Test out the method of highly structured plotting; then, for the next story, abandon yourself to the whims of your imagination. You’ll probably land somewhere in the middle—most writers do—but you’ll never know unless you try. Discover what you hate about writing, those things that make you want to flip your laptop or phone through the window; circumvent what issues you can, and learn how to mitigate the others. Alternately, force yourself to write something you absolutely hate—if you can do that without letting it crush your spark. Nurture that little flame, feed it tantalizing ideas and engaging characters and the most beautiful words you can find until it’s a roaring fire that cannot be quenched. Discover what you do love to write—and write it!
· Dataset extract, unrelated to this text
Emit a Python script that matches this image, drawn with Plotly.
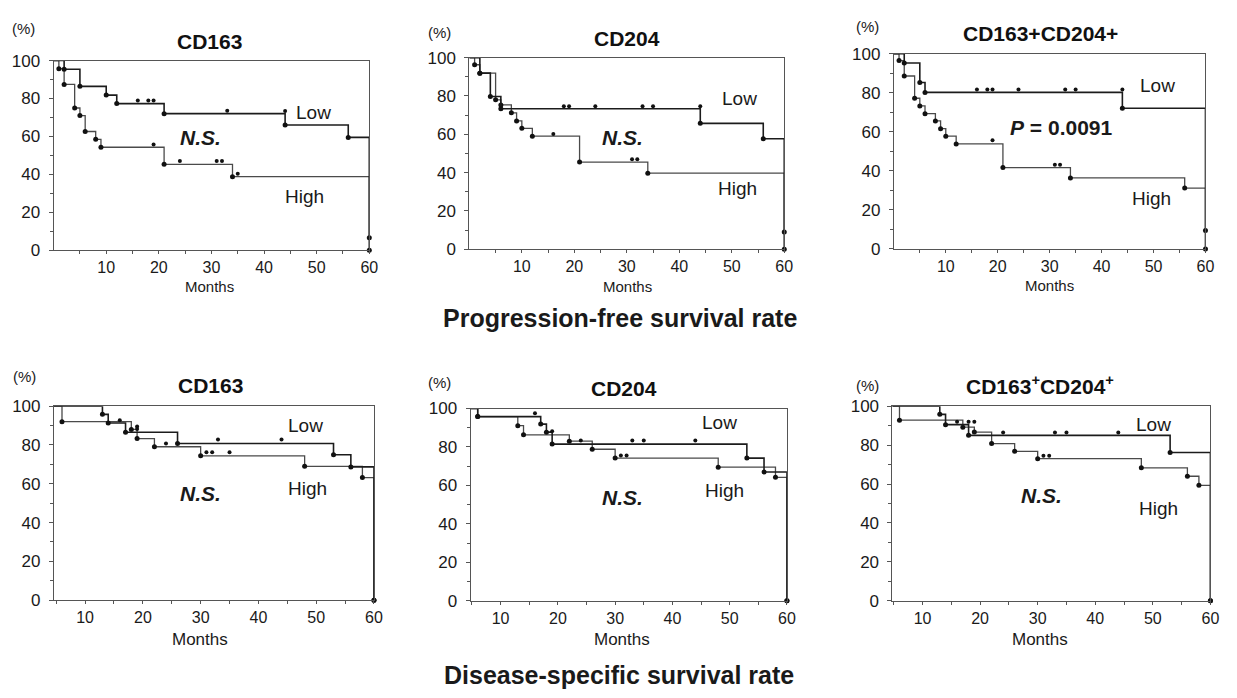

The world needs your words, your unique voice, your particular storytelling flair. Put pen to paper, fingers to keyboard, thumbs to screen—and write. Anything. Everything. Pure nonsense, your deepest fears and grievances, gossamer words so fragile they dissolve in the eddying breeze, the very truest sentence you know how to write. Don’t lie. Don’t pretend to write as someone you aren’t. Spend time mimicking other writers’ styles, sampling their voices like you’d sample an enormous buffet laid out before you, but don’t stay there. Carve out your own hobbit hole where you’re comfortable, where things are familiar and nourishing, where you’re at home. Occasionally bust down those walls, rearrange the furniture, write literary cubism one day, purple prose the next, stark, bleak, bone-dry reality the day after. Writing is a long, long, long journey, it takes a lifetime to master, so spend those early days and years playing. Delight in the process of creation. Delight in reaching your goals.
Create. Have fun. Don’t take yourself too seriously, and don’t open yourself up to criticism or spark-snuffing feedback too soon. Writing is an intensely personal thing, and you need to get comfortable with it before you can put it on display for the world. Keep laying words down, one stone after another, even when you know you’re not writing as well as you want to be or think you can. Developing your skills takes time—be aware that you’re going to need months, probably even years, before you’re going to have a solid grasp on your own writing tendencies. Work on building that foundation for yourself so you can keep reaching higher, farther, to more fantastical and amazing places.
Give yourself time; don’t expect yourself to be perfect immediately. Be gracious with yourself as you build your skills. Don’t compare yourself to other writers. Stay spongy; always be ready to learn. And—most important—have fun and don’t ever give up!